Искать единую формулу для советской истории мешают упрямые факты, и один из них состоит в том, что в начале 30-х годов государственная власть еще не подмяла жизнь науки. Об этом свидетельствует, например, то, что в 1931 году высшей премией страны – премией им. Ленина – наряду с Мандельштамом был награжден Александр Фридман. Это награждение, пожалуй, еще более удивительно. Ведь Фридман умер (от брюшного тифа) в 1925, вскоре после того как прославил свое имя открытием – на кончике пера – расширения Вселенной. Фактически, он понял Эйнштейновскую теорию гравитации лучше ее автора, который не сразу признал правоту русского математика. Наградили Фридмана, правда, не за космологию, а за динамику атмосферы. Но космология раньше и больше других физических теорий попала под удар партийных философов, которые ее и «закрыли» на десятилетия. И причастность к «поповской» теории могла бы перевесить всякие научные заслуги.[59] То, что не перевесила, говорит о времени.
Во всяком случае Ленинская премия Фридману делает более понятным тот факт, что назначенный новым директором Физического института МГУ Борис Гессен главной своей задачей считал заботу о школе Мандельштама. С этой задачей он успешно справлялся до самого своего ареста в 1936 году.
А чтобы понять, почему Гессен взял на себя такую заботу, надо прежде всего знать, что он был другом Тамма с гимназических лет, что они вместе, разделяя и социалистические идеалы, учились на физмате Эдинбургского университета, и вместе вернулись в Россию.
Затем на несколько лет их жизненные пути разошлись, – Гессену пришлось уехать в Петроград. Как и Тамм, он хотел продолжить учебу, однако «процентная норма» преграждала ему – еврею – дорогу в Российские университеты. Такого препятствия не было в Политехническом институте в Петрограде, созданном в начале века по инициативе широко мыслящего царского министра С. Ю. Витте.
Гессен учился на экономическом факультете Политеха, и одновременно был вольнослушателем на физмате Петроградского университета, – склонность к фундаментальной науке скрестилась с марксистским пониманием истории, согласно которому экономика – фундамент общественной жизни. Называя это «базисом и надстройкой», марксизм меньшее внимание уделял проблеме личности, и вряд ли мог оценить вклад, который внесла «процентная норма» дореволюционного российского базиса в революционную марксистскую надстройку Гессена.
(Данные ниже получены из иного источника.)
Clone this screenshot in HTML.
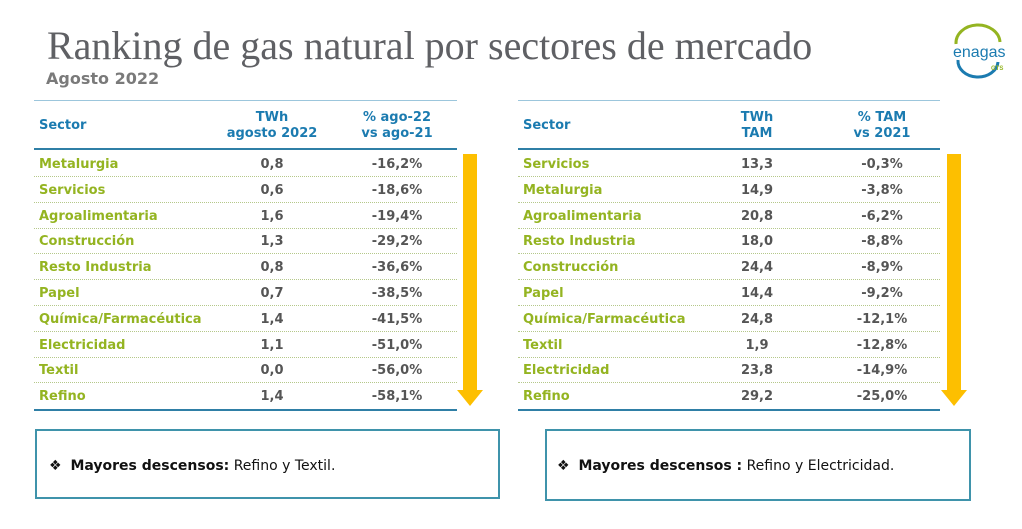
<!DOCTYPE html>
<html><head><meta charset="utf-8"><style>
body{margin:0;width:1022px;height:529px;background:#fff;position:relative;overflow:hidden;font-family:"DejaVu Sans","Liberation Sans",sans-serif}
.abs{position:absolute}
.title{left:47px;top:22px;font-family:"Liberation Serif",serif;font-size:40px;color:#5f6064;white-space:nowrap}
.sub{left:46px;top:69px;font-size:16px;font-weight:bold;color:#7a7a7a}
.hd{font-size:13px;font-weight:bold;color:#1b7bb0;text-align:center;line-height:16px;white-space:nowrap}
.cell{font-size:13px;font-weight:bold;white-space:nowrap;line-height:16px}
.sec{color:#94b421}
.num{color:#555;text-align:center;width:100px}
.box{border:2px solid #3f93ab;box-sizing:border-box;font-size:14px;color:#111}
</style></head><body>
<div class="abs title">Ranking de gas natural por sectores de mercado</div>
<div class="abs sub">Agosto 2022</div>
<svg class="abs" style="left:946px;top:22px" width="70" height="60">
<path d="M10 22 A22 18 0 0 1 54 20" fill="none" stroke="#94b421" stroke-width="3"/>
<path d="M12 38 A20 16 0 0 0 52 40" fill="none" stroke="#1b7bb0" stroke-width="3"/>
<text x="7" y="35" font-family="Liberation Sans,sans-serif" font-size="16" fill="#1b7bb0">enagas</text>
<text x="45" y="48" font-family="Liberation Sans,sans-serif" font-size="6" font-weight="bold" fill="#94b421">GTS</text>
</svg>
<div id="root"></div>
<div class="abs box" style="left:35px;top:429px;width:465px;height:70px"><div style="position:absolute;left:12px;top:27px">❖&nbsp; <b>Mayores descensos:</b> Refino y Textil.</div></div>
<div class="abs box" style="left:545px;top:429px;width:426px;height:72px"><div style="position:absolute;left:10px;top:27px">❖&nbsp; <b>Mayores descensos :</b> Refino y Electricidad.</div></div>
<script>
const leftSectors=["Metalurgia","Servicios","Agroalimentaria","Construcción","Resto Industria","Papel","Química/Farmacéutica","Electricidad","Textil","Refino"];
const leftTwh=["0,8","0,6","1,6","1,3","0,8","0,7","1,4","1,1","0,0","1,4"];
const leftPct=["-16,2%","-18,6%","-19,4%","-29,2%","-36,6%","-38,5%","-41,5%","-51,0%","-56,0%","-58,1%"];
const rightSectors=["Servicios","Metalurgia","Agroalimentaria","Resto Industria","Construcción","Papel","Química/Farmacéutica","Textil","Electricidad","Refino"];
const rightTwh=["13,3","14,9","20,8","18,0","24,4","14,4","24,8","1,9","23,8","29,2"];
const rightPct=["-0,3%","-3,8%","-6,2%","-8,8%","-8,9%","-9,2%","-12,1%","-12,8%","-14,9%","-25,0%"];
const root=document.getElementById('root');
function mk(cls,css,txt){const d=document.createElement('div');d.className='abs '+cls;d.style.cssText=css;if(txt!==undefined)d.textContent=txt;root.appendChild(d);return d;}
function table(x0,x1,c1,c2,h1,h2,sectors,twh,pct,ax,side){
  let e;
  e=mk('','left:'+x0+'px;top:100px;width:'+(x1-x0)+'px;height:1px;background:#9cc6dc');
  
  
  e=mk('hd','left:'+(x0+5)+'px;top:118px;text-align:left','Sector');
  
  
  e=mk('hd','left:'+(c1-70)+'px;top:110px;width:140px');e.innerHTML=h1;
  
  
  e=mk('hd','left:'+(c2-70)+'px;top:110px;width:140px');e.innerHTML=h2;
  
  
  e=mk('','left:'+x0+'px;top:148px;width:'+(x1-x0)+'px;height:2px;background:#2f7fa6');
  
  
  const pitch=25.8;
  sectors.forEach((s,i)=>{
    const y=157+i*pitch;
    let r=mk('cell sec','left:'+(x0+5)+'px;top:'+y+'px',s);
    
    
    r=mk('cell num','left:'+(c1-50)+'px;top:'+y+'px',twh[i]);
    
    
    r=mk('cell num','left:'+(c2-50)+'px;top:'+y+'px',pct[i]);
    
    
    const ly=Math.round(176+i*pitch);
    r=mk('',i==sectors.length-1?'left:'+x0+'px;top:'+(ly+1)+'px;width:'+(x1-x0)+'px;height:0;border-top:2px solid #2f7fa6':'left:'+x0+'px;top:'+ly+'px;width:'+(x1-x0)+'px;height:0;border-top:1px dotted #b5c88a');
    
    
  });
  const s=document.createElementNS('http://www.w3.org/2000/svg','svg');
  s.setAttribute('width','30');s.setAttribute('height','260');
  s.setAttribute('class','abs');s.style.left=(ax-15)+'px';s.style.top='154px';
  s.innerHTML='<rect x="8" y="0" width="14" height="238" fill="#fdbf00"/><polygon points="2,236 28,236 15,252" fill="#fdbf00"/>';
  
  
  root.appendChild(s);
}
table(34,457,272,397,'TWh<br>agosto 2022','% ago-22<br>vs ago-21',leftSectors,leftTwh,leftPct,470,'left');
table(518,940,757,882,'TWh<br>TAM','% TAM<br>vs 2021',rightSectors,rightTwh,rightPct,954,'right');
</script>
</body></html>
В 1919 году он вступил в партию, работал «инструктором политпросвета в Политуправлении Реввоенсовета», а с 1921 года он – член Президиума и заведующий лекторским курсом в Коммунистическом Университете им. Свердлова (занявшем здание Университета Шанявского).[60] В таком качестве Бориса Гессена и застал Игорь Тамм, вернувшийся в Москву осенью 1922 года и тогда же объяснявший жене:
«Что такое Свердловский университет? Партийная молодежь со всей России командируется туда на трехлетний курс для подготовки к общественно-политической работе (ряд специализаций). Формальные требования образования очень невелики, определяющим является общее развитие. Естественные науки преподаются постольку, поскольку это необходимо для создания научного мировоззрения (Борисина формулировка)»[61]
Борис сразу же предложил другу место в Научной Ассоциации при этом университете, что означало паек, комнату, жалованье, занятие своей наукой и не больше 4-х часов в неделю лекций. Но дружба – дружбой, а мировоззрение…:
«Очевидно, – пишет Тамм жене, – от этого придется отказаться, так как есть одно условие – материалистическое мировоззрение в философии, науке и общественных вопросах. Между тем я могу сказать это, и то с некоторыми оговорками, только по отношению к общественным вопросам, в философии в целом у меня нет вообще твердо установившихся взглядов, а что такое материализм в точных науках, я вообще не понимаю – есть наука, и все.»